** Given request **
Answer with one number only: the number of lines that contain "this".

** Material provided **

######

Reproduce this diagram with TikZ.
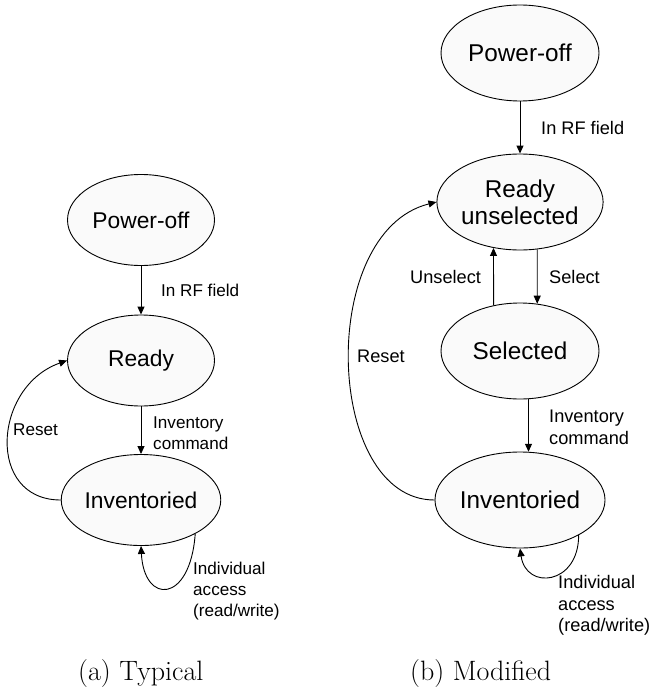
\documentclass[tikz,border=0pt]{standalone}
\usepackage{fontspec}
\setmainfont{Latin Modern Roman}
\newfontfamily\diagfont{Liberation Sans}
\usetikzlibrary{shapes.geometric,arrows.meta}

\tikzset{
  stateL/.style={ellipse, draw=black, line width=0.9pt, fill=black!2,
    minimum width=147pt, minimum height=91pt, inner sep=0pt, align=center,
    font=\diagfont\fontsize{22.8}{26}\selectfont},
  stateR/.style={ellipse, draw=black, line width=0.9pt, fill=black!2,
    minimum width=158pt, minimum height=96pt, inner sep=0pt, align=center,
    font=\diagfont\fontsize{24.3}{27}\selectfont},
  arr/.style={line width=0.9pt, -{Triangle[length=8pt,width=7pt]}},
  lblL/.style={anchor=west, inner sep=0pt, align=left,
    font=\diagfont\fontsize{17.1}{21}\selectfont},
  lblR/.style={anchor=west, inner sep=0pt, align=left,
    font=\diagfont\fontsize{18.2}{21.5}\selectfont},
  caption/.style={anchor=base west, inner sep=0pt, font=\fontsize{28}{33}\selectfont}
}

\begin{document}
\begin{tikzpicture}[x=1pt,y=-1pt]
  \useasboundingbox (0,0) rectangle (650,690);

  % ---------- (a) typical state machine ----------
  \node[stateL] (Lpow)   at (141,220) {Power-off};
  \node[stateL] (Lready) at (141,360.5) {Ready};
  \node[stateL] (Linv)   at (141,500) {Inventoried};

  \draw[arr] (Lpow.south) -- (Lready.north);
  \draw[arr] (Lready.south) -- (Linv.north);
  \draw[arr] (Linv.west) .. controls +(-75,0) and +(-74,26) .. (Lready.west);
  \draw[arr] (Linv.-32) .. controls +(-5,70) and +(3,59) .. (Linv.south);

  \node[lblL] (LrfT)    at (161,290) {In RF field};
  \node[lblL] (LinvT)   at (153,433) {Inventory\\command};
  \node[lblL] (LresetT) at (13,430) {Reset};
  \node[lblL] (LaccT)   at (193,591) {Individual\\access\\(read/write)};

  \node[caption] (capA) at (78,680) {(a) Typical};

  % ---------- (b) modified state machine ----------
  \node[stateR] (Rpow)   at (520,53) {Power-off};
  \node[stateR] (Rready) at (520,202) {Ready\\unselected};
  \node[stateR] (Rsel)   at (520,351) {Selected};
  \node[stateR] (Rinv)   at (520,500) {Inventoried};

  \draw[arr] (Rpow.south) -- (Rready.north);
  \draw[arr] (Rready.-70) -- (Rsel.70);
  \draw[arr] (Rsel.120) -- (Rready.-120);
  \draw[arr] (Rsel.-80) -- (Rinv.80);
  \draw[arr] (Rinv.west) .. controls +(-110,0) and +(-120,30) .. (Rready.west);
  \draw[arr] (Rinv.-31.5) .. controls +(0,50) and +(6,42) .. (Rinv.south);

  \node[lblR] (RrfT)    at (541,128) {In RF field};
  \node[lblR] (RunselT) at (410,277) {Unselect};
  \node[lblR] (RselT)   at (549,277) {Select};
  \node[lblR] (RresetT) at (357,356) {Reset};
  \node[lblR] (RinvT)   at (549,427.5) {Inventory\\command};
  \node[lblR] (RaccT)   at (558,605.5) {Individual\\access\\(read/write)};

  \node[caption] (capB) at (410,680) {(b) Modified};
\end{tikzpicture}
\end{document}
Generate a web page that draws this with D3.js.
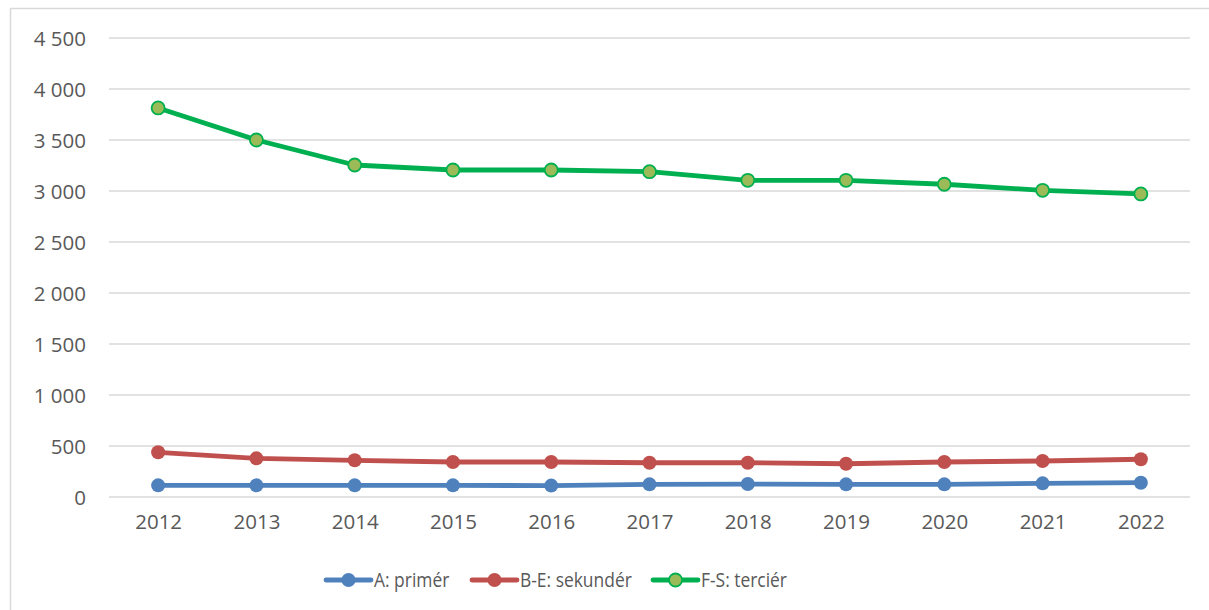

######

** Output below **
2